• **Goal of the exercise**
Emit the data below verbatim, stripping out any pictures.

• **Data shown**
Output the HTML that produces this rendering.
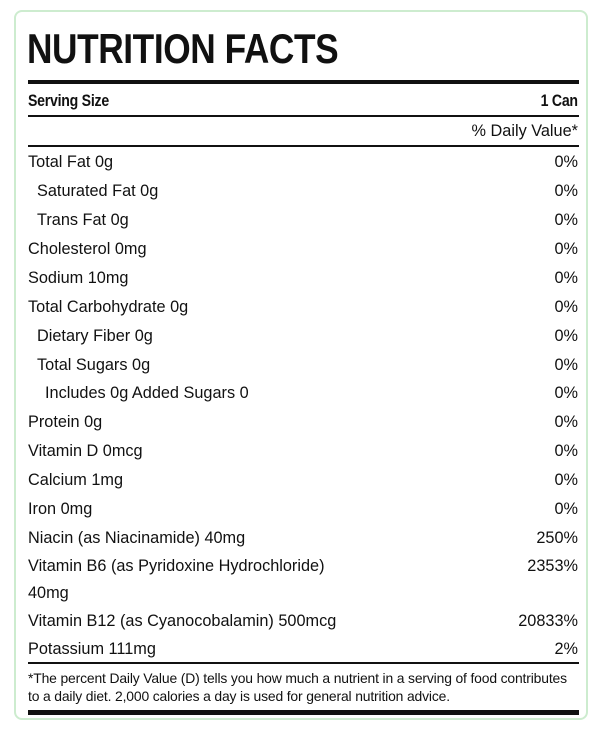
<!DOCTYPE html>
<html><head><meta charset="utf-8"><style>
html,body{margin:0;padding:0;background:#fff;width:600px;height:732px;overflow:hidden}
.box{position:absolute;left:14px;top:10px;width:574px;height:710px;border:2px solid #cdeccf;border-radius:8px;box-sizing:border-box}
.t{position:absolute;font-family:"Liberation Sans",sans-serif;color:#111;font-size:16.3px;line-height:18px;white-space:nowrap;letter-spacing:0px}
.r{right:22px;text-align:right}
.h{position:absolute;left:28px;width:551px;background:#111}
.title{position:absolute;left:27px;top:27px;font-family:"Liberation Sans",sans-serif;font-weight:bold;font-size:42px;line-height:44px;color:#111;transform:scaleX(0.84);transform-origin:left;letter-spacing:-0.5px}
.b{font-weight:bold;font-size:17px;transform:scaleX(0.83);letter-spacing:-0.3px}
.bl{transform-origin:left}
.br{transform-origin:right}
.f{font-size:13.9px;letter-spacing:-0.15px}
</style></head><body>
<div class="box"></div>
<div class="title">NUTRITION FACTS</div>
<div class="h" style="top:80px;height:4px"></div>
<div class="t b bl" style="left:28px;top:92px">Serving Size</div>
<div class="t b r br" style="top:92px">1 Can</div>
<div class="h" style="top:115px;height:2px"></div>
<div class="t r" style="top:122px">% Daily Value*</div>
<div class="h" style="top:145px;height:2px"></div>
<div class="t" style="left:28px;top:153px">Total Fat 0g</div><div class="t r" style="top:153px">0%</div>
<div class="t" style="left:37px;top:182px">Saturated Fat 0g</div><div class="t r" style="top:182px">0%</div>
<div class="t" style="left:37px;top:211px">Trans Fat 0g</div><div class="t r" style="top:211px">0%</div>
<div class="t" style="left:28px;top:240px">Cholesterol 0mg</div><div class="t r" style="top:240px">0%</div>
<div class="t" style="left:28px;top:269px">Sodium 10mg</div><div class="t r" style="top:269px">0%</div>
<div class="t" style="left:28px;top:298px">Total Carbohydrate 0g</div><div class="t r" style="top:298px">0%</div>
<div class="t" style="left:37px;top:327px">Dietary Fiber 0g</div><div class="t r" style="top:327px">0%</div>
<div class="t" style="left:37px;top:356px">Total Sugars 0g</div><div class="t r" style="top:356px">0%</div>
<div class="t" style="left:45px;top:384px">Includes 0g Added Sugars 0</div><div class="t r" style="top:384px">0%</div>
<div class="t" style="left:28px;top:413px">Protein 0g</div><div class="t r" style="top:413px">0%</div>
<div class="t" style="left:28px;top:442px">Vitamin D 0mcg</div><div class="t r" style="top:442px">0%</div>
<div class="t" style="left:28px;top:471px">Calcium 1mg</div><div class="t r" style="top:471px">0%</div>
<div class="t" style="left:28px;top:500px">Iron 0mg</div><div class="t r" style="top:500px">0%</div>
<div class="t" style="left:28px;top:529px">Niacin (as Niacinamide) 40mg</div><div class="t r" style="top:529px">250%</div>
<div class="t" style="left:28px;top:557px">Vitamin B6 (as Pyridoxine Hydrochloride)</div><div class="t r" style="top:557px">2353%</div>
<div class="t" style="left:28px;top:584px">40mg</div>
<div class="t" style="left:28px;top:612px">Vitamin B12 (as Cyanocobalamin) 500mcg</div><div class="t r" style="top:612px">20833%</div>
<div class="t" style="left:28px;top:640px">Potassium 111mg</div><div class="t r" style="top:640px">2%</div>
<div class="h" style="top:662px;height:2px"></div>
<div class="t f" style="left:28px;top:669px">*The percent Daily Value (D) tells you how much a nutrient in a serving of food contributes</div>
<div class="t f" style="left:28px;top:687px">to a daily diet. 2,000 calories a day is used for general nutrition advice.</div>
<div class="h" style="top:710px;height:5px"></div>
</body></html>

• **Result of this task**
Output the HTML that produces this rendering.
<!DOCTYPE html>
<html><head><meta charset="utf-8"><style>
html,body{margin:0;padding:0;background:#fff;width:600px;height:732px;overflow:hidden}
.box{position:absolute;left:14px;top:10px;width:574px;height:710px;border:2px solid #cdeccf;border-radius:8px;box-sizing:border-box}
.t{position:absolute;font-family:"Liberation Sans",sans-serif;color:#111;font-size:16.3px;line-height:18px;white-space:nowrap;letter-spacing:0px}
.r{right:22px;text-align:right}
.h{position:absolute;left:28px;width:551px;background:#111}
.title{position:absolute;left:27px;top:27px;font-family:"Liberation Sans",sans-serif;font-weight:bold;font-size:42px;line-height:44px;color:#111;transform:scaleX(0.84);transform-origin:left;letter-spacing:-0.5px}
.b{font-weight:bold;font-size:17px;transform:scaleX(0.83);letter-spacing:-0.3px}
.bl{transform-origin:left}
.br{transform-origin:right}
.f{font-size:13.9px;letter-spacing:-0.15px}
</style></head><body>
<div class="box"></div>
<div class="title">NUTRITION FACTS</div>
<div class="h" style="top:80px;height:4px"></div>
<div class="t b bl" style="left:28px;top:92px">Serving Size</div>
<div class="t b r br" style="top:92px">1 Can</div>
<div class="h" style="top:115px;height:2px"></div>
<div class="t r" style="top:122px">% Daily Value*</div>
<div class="h" style="top:145px;height:2px"></div>
<div class="t" style="left:28px;top:153px">Total Fat 0g</div><div class="t r" style="top:153px">0%</div>
<div class="t" style="left:37px;top:182px">Saturated Fat 0g</div><div class="t r" style="top:182px">0%</div>
<div class="t" style="left:37px;top:211px">Trans Fat 0g</div><div class="t r" style="top:211px">0%</div>
<div class="t" style="left:28px;top:240px">Cholesterol 0mg</div><div class="t r" style="top:240px">0%</div>
<div class="t" style="left:28px;top:269px">Sodium 10mg</div><div class="t r" style="top:269px">0%</div>
<div class="t" style="left:28px;top:298px">Total Carbohydrate 0g</div><div class="t r" style="top:298px">0%</div>
<div class="t" style="left:37px;top:327px">Dietary Fiber 0g</div><div class="t r" style="top:327px">0%</div>
<div class="t" style="left:37px;top:356px">Total Sugars 0g</div><div class="t r" style="top:356px">0%</div>
<div class="t" style="left:45px;top:384px">Includes 0g Added Sugars 0</div><div class="t r" style="top:384px">0%</div>
<div class="t" style="left:28px;top:413px">Protein 0g</div><div class="t r" style="top:413px">0%</div>
<div class="t" style="left:28px;top:442px">Vitamin D 0mcg</div><div class="t r" style="top:442px">0%</div>
<div class="t" style="left:28px;top:471px">Calcium 1mg</div><div class="t r" style="top:471px">0%</div>
<div class="t" style="left:28px;top:500px">Iron 0mg</div><div class="t r" style="top:500px">0%</div>
<div class="t" style="left:28px;top:529px">Niacin (as Niacinamide) 40mg</div><div class="t r" style="top:529px">250%</div>
<div class="t" style="left:28px;top:557px">Vitamin B6 (as Pyridoxine Hydrochloride)</div><div class="t r" style="top:557px">2353%</div>
<div class="t" style="left:28px;top:584px">40mg</div>
<div class="t" style="left:28px;top:612px">Vitamin B12 (as Cyanocobalamin) 500mcg</div><div class="t r" style="top:612px">20833%</div>
<div class="t" style="left:28px;top:640px">Potassium 111mg</div><div class="t r" style="top:640px">2%</div>
<div class="h" style="top:662px;height:2px"></div>
<div class="t f" style="left:28px;top:669px">*The percent Daily Value (D) tells you how much a nutrient in a serving of food contributes</div>
<div class="t f" style="left:28px;top:687px">to a daily diet. 2,000 calories a day is used for general nutrition advice.</div>
<div class="h" style="top:710px;height:5px"></div>
</body></html>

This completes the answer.